- _Given exercise_:
Copy all entries without alteration and skip the pictures they hold.
____ Input records
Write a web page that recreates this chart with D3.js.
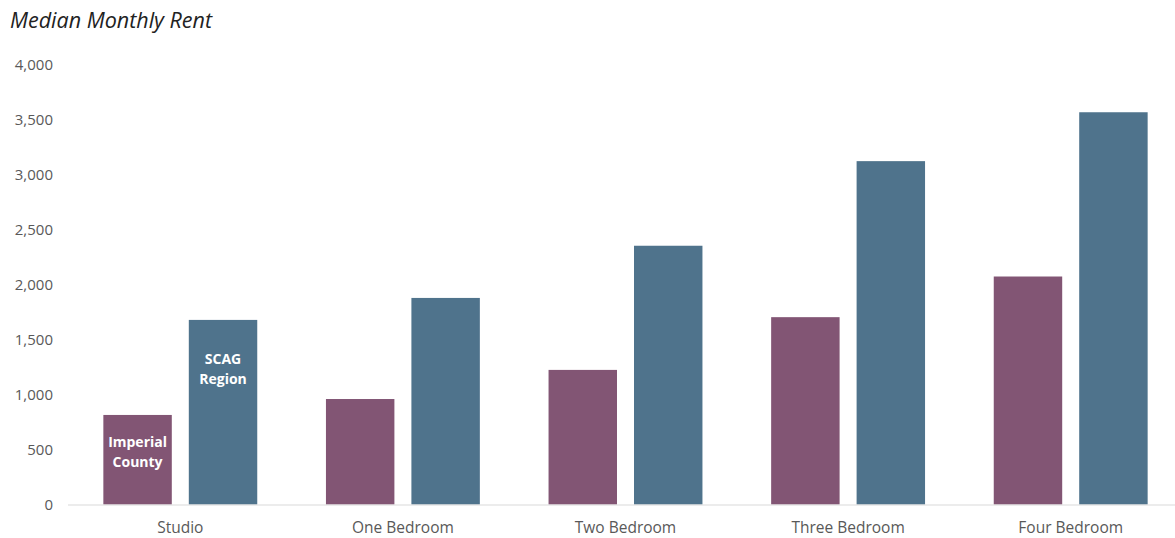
<!DOCTYPE html>
<html><head><meta charset="utf-8">
<script src="https://cdn.jsdelivr.net/npm/d3@7"></script>
<style>html,body{margin:0;padding:0;background:#fff;}svg{display:block;}</style>
</head><body>
<svg id="chart" width="1175" height="538"></svg>
<script>
const categories = ["Studio", "One Bedroom", "Two Bedroom", "Three Bedroom", "Four Bedroom"];
const seriesNames = ["Imperial County", "SCAG Region"];
const imperialCounty = [815, 960, 1225, 1705, 2075];
const scagRegion = [1680, 1880, 2355, 3125, 3570];
const yTicks = [0, 500, 1000, 1500, 2000, 2500, 3000, 3500, 4000];
const seriesLabels = [["Imperial", "County"], ["SCAG", "Region"]];
const colors = ["#825574", "#4f738c"];

const svg = d3.select("#chart");
const font = "'Segoe UI', 'Open Sans', 'Noto Sans', sans-serif";

const x0 = d3.scaleBand().domain(categories).range([69, 1182]).paddingInner(0).paddingOuter(0);
const x1 = d3.scaleBand().domain(seriesNames).range([0, x0.bandwidth()]).paddingInner(0.199).paddingOuter(0.402);
const y = d3.scaleLinear().domain([0, 4000]).range([504.5, 65]);

svg.append("text").attr("x", 10).attr("y", 27.5)
  .attr("font-family", font).attr("font-style", "italic").attr("font-size", 21.5)
  .attr("fill", "#222").text("Median Monthly Rent");

// y axis
const yAxis = svg.append("g").attr("transform", "translate(53,0)")
  .call(d3.axisLeft(y).tickValues(yTicks).tickSize(0).tickPadding(0).tickFormat(d3.format(",")));
yAxis.select(".domain").remove();
yAxis.selectAll("text").attr("font-family", font).attr("font-size", 15).attr("fill", "#595959");

const data = categories.map((c, i) => ({cat: c, vals: [imperialCounty[i], scagRegion[i]]}));

const groups = svg.append("g").selectAll("g").data(data).join("g")
  .attr("transform", d => `translate(${x0(d.cat)},0)`);
groups.selectAll("rect").data(d => d.vals.map((v, j) => ({s: seriesNames[j], v, j}))).join("rect")
  .attr("x", d => x1(d.s)).attr("width", x1.bandwidth())
  .attr("y", d => y(d.v)).attr("height", d => y(0) - y(d.v))
  .attr("fill", d => colors[d.j]);

// x axis
const xAxis = svg.append("g").attr("transform", `translate(0,${y(0)})`)
  .call(d3.axisBottom(x0).tickSize(0).tickPadding(17));
xAxis.select(".domain").attr("d", "M68,0.5H1175").attr("stroke", "#d9d9d9").attr("stroke-width", 1.2);
xAxis.selectAll("text").attr("font-family", font).attr("font-size", 15.5).attr("fill", "#595959");

// in-bar labels for the first category
const firstCat = categories[0];
seriesNames.forEach((s, j) => {
  const cx = x0(firstCat) + x1(s) + x1.bandwidth() / 2;
  const v = j === 0 ? imperialCounty[0] : scagRegion[0];
  const top = y(v);
  const t = svg.append("text").attr("text-anchor", "middle")
    .attr("font-family", font).attr("font-weight", "bold").attr("font-size", 14)
    .attr("fill", "#ffffff");
  seriesLabels[j].forEach((line, k) => {
    t.append("tspan").attr("x", cx).attr("y", top + (j === 0 ? 32 : 44) + k * 20).text(line);
  });
});
</script>
</body></html>
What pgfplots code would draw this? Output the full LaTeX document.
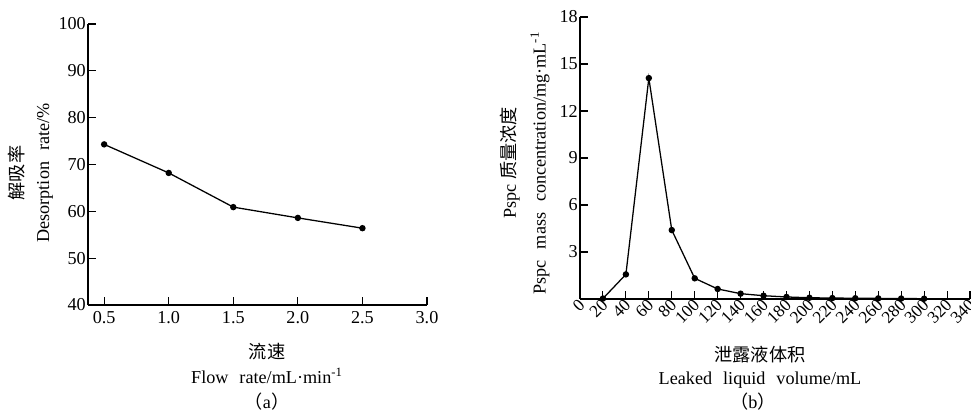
\documentclass[border=0pt]{standalone}
\usepackage{fontspec}
\setmainfont{Liberation Serif}
\newfontfamily\cjk{Noto Sans CJK SC}
\usepackage{pgfplots}
\pgfplotsset{compat=1.18}
\begin{document}
\begin{tikzpicture}
\useasboundingbox (0pt,0pt) rectangle (534.05pt,227.15pt);
\pgfplotsset{
  common/.style={
    scale only axis,
    axis lines=left,
    axis line style={-, line width=0.75pt},
    tick style={line width=0.6pt, black},
    major tick length=4.5pt,
    tick align=inside,
    /pgf/number format/assume math mode=true,
    tick label style={font=\fontsize{10}{12}\selectfont},
    yticklabel style={inner xsep=1pt},
    clip=false,
  }
}
\begin{axis}[common,
  at={(48.4pt,59.4pt)}, anchor=origin,
  width=186.45pt, height=154.55pt,
  xmin=0.375, xmax=3.0, ymin=40, ymax=100,
  xtick={0.5,1.0,1.5,2.0,2.5,3.0},
  xticklabels={0.5,1.0,1.5,2.0,2.5,3.0},
  ytick={40,50,...,100},
]
\addplot[black, line width=0.7pt, mark=*, mark size=1.4pt] coordinates {
(0.5,74.3) (1.0,68.2) (1.5,60.9) (2.0,58.6) (2.5,56.4)
};
\end{axis}
\begin{axis}[common,
  at={(319pt,62.7pt)}, anchor=origin,
  width=214.5pt, height=155.1pt,
  xmin=0, xmax=340, ymin=0, ymax=18,
  xtick={0,20,...,340},
  ytick={3,6,...,18},
  xticklabel style={rotate=45, anchor=east, inner sep=0.5pt, yshift=-2pt, font=\fontsize{9.5}{11}\selectfont},
]
\addplot[black, line width=0.7pt, mark=*, mark size=1.4pt] coordinates {
(20,0.03) (40,1.57) (60,14.1) (80,4.40) (100,1.32) (120,0.64) (140,0.34)
(160,0.21) (180,0.13) (200,0.08) (220,0.06) (240,0.05) (260,0.04) (280,0.03) (300,0.02)
};
\end{axis}
\node[rotate=90] at (9.35pt,132pt) {\cjk 解吸率};
\node[rotate=90] at (24.75pt,132pt) {Desorption\hspace{0.6em}rate/\%};
\node at (146.85pt,33.55pt) {\cjk 流速};
\node at (146.85pt,20.35pt) {Flow\hspace{0.6em}rate/mL·min\textsuperscript{-1}};
\node at (146.85pt,6.2pt) {{\cjk （}a{\cjk ）}};
\node[rotate=90] at (280.5pt,137.5pt) {Pspc {\cjk 质量浓度}};
\node[rotate=90] at (297pt,137.5pt) {Pspc\hspace{0.6em}mass\hspace{0.6em}concentration/mg·mL\textsuperscript{-1}};
\node at (418pt,31.9pt) {\cjk 泄露液体积};
\node at (418pt,18.15pt) {Leaked\hspace{0.6em}liquid\hspace{0.6em}volume/mL};
\node at (414.15pt,6.2pt) {{\cjk （}b{\cjk ）}};
\end{tikzpicture}
\end{document}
________
- _Final result_:
Write a web page that recreates this chart with D3.js.
<!DOCTYPE html>
<html><head><meta charset="utf-8">
<script src="https://cdn.jsdelivr.net/npm/d3@7"></script>
<style>html,body{margin:0;padding:0;background:#fff;}svg{display:block;}</style>
</head><body>
<svg id="chart" width="1175" height="538"></svg>
<script>
const categories = ["Studio", "One Bedroom", "Two Bedroom", "Three Bedroom", "Four Bedroom"];
const seriesNames = ["Imperial County", "SCAG Region"];
const imperialCounty = [815, 960, 1225, 1705, 2075];
const scagRegion = [1680, 1880, 2355, 3125, 3570];
const yTicks = [0, 500, 1000, 1500, 2000, 2500, 3000, 3500, 4000];
const seriesLabels = [["Imperial", "County"], ["SCAG", "Region"]];
const colors = ["#825574", "#4f738c"];

const svg = d3.select("#chart");
const font = "'Segoe UI', 'Open Sans', 'Noto Sans', sans-serif";

const x0 = d3.scaleBand().domain(categories).range([69, 1182]).paddingInner(0).paddingOuter(0);
const x1 = d3.scaleBand().domain(seriesNames).range([0, x0.bandwidth()]).paddingInner(0.199).paddingOuter(0.402);
const y = d3.scaleLinear().domain([0, 4000]).range([504.5, 65]);

svg.append("text").attr("x", 10).attr("y", 27.5)
  .attr("font-family", font).attr("font-style", "italic").attr("font-size", 21.5)
  .attr("fill", "#222").text("Median Monthly Rent");

// y axis
const yAxis = svg.append("g").attr("transform", "translate(53,0)")
  .call(d3.axisLeft(y).tickValues(yTicks).tickSize(0).tickPadding(0).tickFormat(d3.format(",")));
yAxis.select(".domain").remove();
yAxis.selectAll("text").attr("font-family", font).attr("font-size", 15).attr("fill", "#595959");

const data = categories.map((c, i) => ({cat: c, vals: [imperialCounty[i], scagRegion[i]]}));

const groups = svg.append("g").selectAll("g").data(data).join("g")
  .attr("transform", d => `translate(${x0(d.cat)},0)`);
groups.selectAll("rect").data(d => d.vals.map((v, j) => ({s: seriesNames[j], v, j}))).join("rect")
  .attr("x", d => x1(d.s)).attr("width", x1.bandwidth())
  .attr("y", d => y(d.v)).attr("height", d => y(0) - y(d.v))
  .attr("fill", d => colors[d.j]);

// x axis
const xAxis = svg.append("g").attr("transform", `translate(0,${y(0)})`)
  .call(d3.axisBottom(x0).tickSize(0).tickPadding(17));
xAxis.select(".domain").attr("d", "M68,0.5H1175").attr("stroke", "#d9d9d9").attr("stroke-width", 1.2);
xAxis.selectAll("text").attr("font-family", font).attr("font-size", 15.5).attr("fill", "#595959");

// in-bar labels for the first category
const firstCat = categories[0];
seriesNames.forEach((s, j) => {
  const cx = x0(firstCat) + x1(s) + x1.bandwidth() / 2;
  const v = j === 0 ? imperialCounty[0] : scagRegion[0];
  const top = y(v);
  const t = svg.append("text").attr("text-anchor", "middle")
    .attr("font-family", font).attr("font-weight", "bold").attr("font-size", 14)
    .attr("fill", "#ffffff");
  seriesLabels[j].forEach((line, k) => {
    t.append("tspan").attr("x", cx).attr("y", top + (j === 0 ? 32 : 44) + k * 20).text(line);
  });
});
</script>
</body></html>
What pgfplots code would draw this? Output the full LaTeX document.
\documentclass[border=0pt]{standalone}
\usepackage{fontspec}
\setmainfont{Liberation Serif}
\newfontfamily\cjk{Noto Sans CJK SC}
\usepackage{pgfplots}
\pgfplotsset{compat=1.18}
\begin{document}
\begin{tikzpicture}
\useasboundingbox (0pt,0pt) rectangle (534.05pt,227.15pt);
\pgfplotsset{
  common/.style={
    scale only axis,
    axis lines=left,
    axis line style={-, line width=0.75pt},
    tick style={line width=0.6pt, black},
    major tick length=4.5pt,
    tick align=inside,
    /pgf/number format/assume math mode=true,
    tick label style={font=\fontsize{10}{12}\selectfont},
    yticklabel style={inner xsep=1pt},
    clip=false,
  }
}
\begin{axis}[common,
  at={(48.4pt,59.4pt)}, anchor=origin,
  width=186.45pt, height=154.55pt,
  xmin=0.375, xmax=3.0, ymin=40, ymax=100,
  xtick={0.5,1.0,1.5,2.0,2.5,3.0},
  xticklabels={0.5,1.0,1.5,2.0,2.5,3.0},
  ytick={40,50,...,100},
]
\addplot[black, line width=0.7pt, mark=*, mark size=1.4pt] coordinates {
(0.5,74.3) (1.0,68.2) (1.5,60.9) (2.0,58.6) (2.5,56.4)
};
\end{axis}
\begin{axis}[common,
  at={(319pt,62.7pt)}, anchor=origin,
  width=214.5pt, height=155.1pt,
  xmin=0, xmax=340, ymin=0, ymax=18,
  xtick={0,20,...,340},
  ytick={3,6,...,18},
  xticklabel style={rotate=45, anchor=east, inner sep=0.5pt, yshift=-2pt, font=\fontsize{9.5}{11}\selectfont},
]
\addplot[black, line width=0.7pt, mark=*, mark size=1.4pt] coordinates {
(20,0.03) (40,1.57) (60,14.1) (80,4.40) (100,1.32) (120,0.64) (140,0.34)
(160,0.21) (180,0.13) (200,0.08) (220,0.06) (240,0.05) (260,0.04) (280,0.03) (300,0.02)
};
\end{axis}
\node[rotate=90] at (9.35pt,132pt) {\cjk 解吸率};
\node[rotate=90] at (24.75pt,132pt) {Desorption\hspace{0.6em}rate/\%};
\node at (146.85pt,33.55pt) {\cjk 流速};
\node at (146.85pt,20.35pt) {Flow\hspace{0.6em}rate/mL·min\textsuperscript{-1}};
\node at (146.85pt,6.2pt) {{\cjk （}a{\cjk ）}};
\node[rotate=90] at (280.5pt,137.5pt) {Pspc {\cjk 质量浓度}};
\node[rotate=90] at (297pt,137.5pt) {Pspc\hspace{0.6em}mass\hspace{0.6em}concentration/mg·mL\textsuperscript{-1}};
\node at (418pt,31.9pt) {\cjk 泄露液体积};
\node at (418pt,18.15pt) {Leaked\hspace{0.6em}liquid\hspace{0.6em}volume/mL};
\node at (414.15pt,6.2pt) {{\cjk （}b{\cjk ）}};
\end{tikzpicture}
\end{document}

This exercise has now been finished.